# what fish go well with tiger barbs?



## NoaDon12 (Jan 6, 2010)

I'm new to this site and i'm also new to fish keeping. I got a 15 gallon tank for christmas and a couple days later,(after it was filled with water and all that stuff), I went to the pet store to get some fish. I was very excited and didn't ask any questions, so i picked 3 tiger barbs, went home, put them in, (carefully), and as soon as i put them in, the biggest one started chasing the 2 smaller fish around and then i realized, these must be semi-aggressive fish when i was going for community fish! However, i'm not dissuppointed, they are still very fun to watch and are very exiting. Now I'm just wondering, what fish would go well with tiger barbs? -NoaDon12-


----------



## CamryDS (Oct 5, 2009)

I got Gourami's in a tank -- you may want to try that , but 3 barbs are a bit low -- you may only want a species tank if you're thinking barbs in a small tank.

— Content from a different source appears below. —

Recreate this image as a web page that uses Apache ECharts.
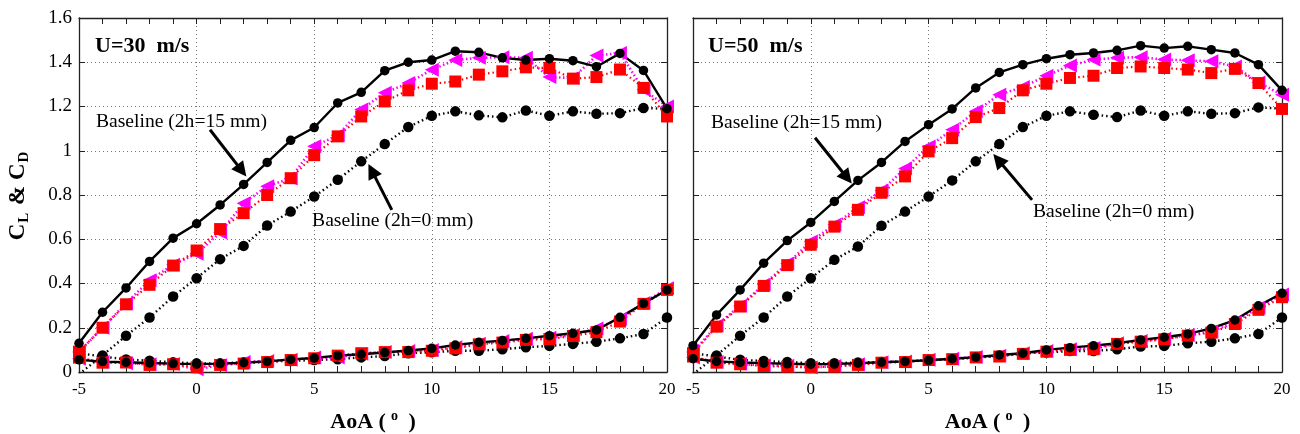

Get 6 barbs and nothing else.


----------



## NoaDon12 (Jan 6, 2010)

What about oscars?


----------



## Angel079 (Feb 14, 2007)

I just responded to your other post with the same question already here http://www.tropicalfishkeeping.com/freshwater-tropical-fish/what-other-fish-could-i-add-34846/

But to answer you latest question, to properly house 2 Oscar you'll need a 150g. Apart from that, I am sure the Oscar will appreciate the barbs as a nice lil snack.


----------



## iamntbatman (Jan 3, 2008)

NoaDon12 (and anyone wishing to respond to him), please use the most recent thread on this topic for further discussion about this particular tank project.

Here's the newest thread:
http://www.tropicalfishkeeping.com/freshwater-tropical-fish/how-many-cory-should-i-add-34853/


----------